Некоторые писатели утверждают, что в «Началах», своей книге по геометрии, Евклид сформулировал десять аксиом – и это не ошибка. Но Евклид назвал вторую группу из пяти аксиом «общими утверждениями». Первые пять касаются геометрических объектов: точек, линий и т. д. Вторая пятерка, общие утверждения, имеют отношение к количеству. В их число входят такие утверждения, как «равные одному и тому же равны и между собой». Пятая аксиома Евклида в своей оригинальной версии странным образом длиннее остальных и содержит больше деталей. В ней идет речь о двух линиях и третьей, их пересекающей: можно понять, пересекутся ли две первые линии, взглянув на углы между ними и третьей линией и сравнив сумму этих углов с двумя прямыми углами. Другие аксиомы элементарны: очевидно, что они истинны. Эта же требует некоторых размышлений и чертежей, прежде чем станет ясно, что Евклид говорит о параллельных линиях и что эта аксиома также очевидным образом верна.
Синонимом понятия «аксиома» является постулат. Утверждение о параллельных прямых широко известно, и обычно его называют пятым постулатом Евклида или аксиомой о параллельности.
Я так пространно говорю об аксиомах, чтобы прояснить кое-что из того, что исследовали сначала Гильберт, а затем Эмми Нётер.
Как было сказано выше, вскоре после прибытия в Гёттинген Гильберт опубликовал небольшую книжку под названием «Основания геометрии», в которой переработал наследие Евклида. Среди прочего, сделанного в этой книге, Гильберт предложил улучшенные версии пары Евклидовых аксиом.
В данном случае под «улучшенными» я имею в виду, что он нашел более простые и ясные формулировки для передачи того же самого содержания, из которых могли быть выведены те же самые теоремы. Он не изменил геометрию Евклида; он лучше ее изложил. То, что Гильберт смог усовершенствовать основу основ классической математики, то, что было выбито на камне 2000 лет назад, кое-что говорит о масштабе его интеллекта.

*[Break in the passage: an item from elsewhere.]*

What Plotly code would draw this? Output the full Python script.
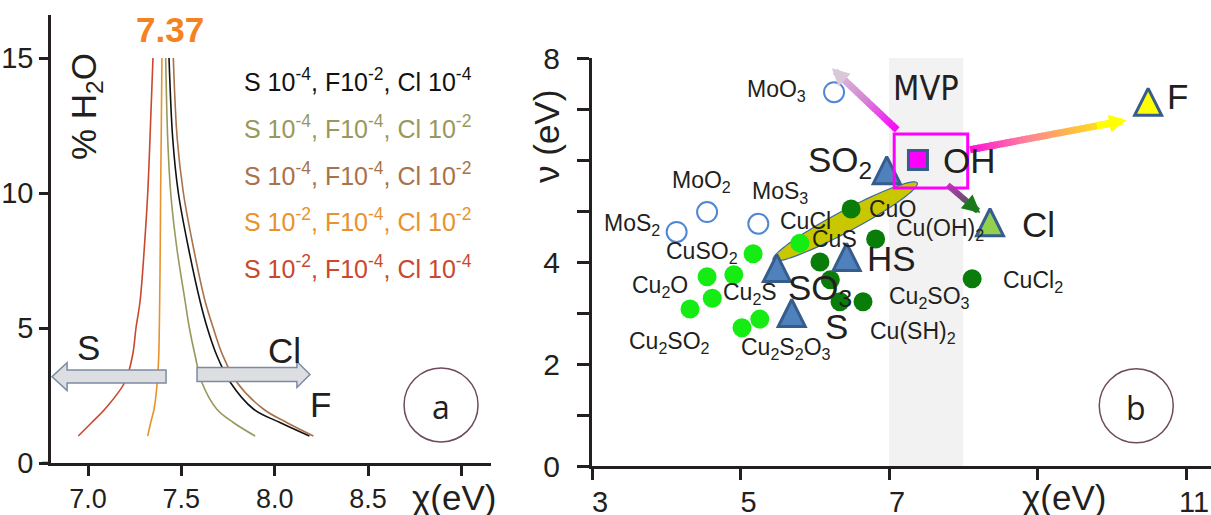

Гильберт счел, что первая аксиома неточна, и заменил ее улучшенной версией. Он также предложил более полезную версию бывшего предметом многочисленных дискуссий пятого постулата и упорядочил структуру всего Евклидова труда. По сути, версии аксиом, преподаваемые в школе, ближе к Гильберту, чем к Евклиду, но предмет тем не менее называется геометрией Евклида.
Гильберт в значительной мере работал в Евклидовой традиции. Большая часть изложенного в «Началах» Евклида – это математическое знание, созданное его греческими предшественниками[93]. Гениальность Евклида в том, что он собрал все эти сведения и придал им формальную структуру с ясными определениями и постулатами. Он сделал из великого множества разрозненных выводов о треугольниках, кругах и конических сечениях логическое целое, свободное от внутренних противоречий. То, что Евклид сделал для Пифагора, Евдокса и прочих, гёттингенский профессор сделал для Евклида.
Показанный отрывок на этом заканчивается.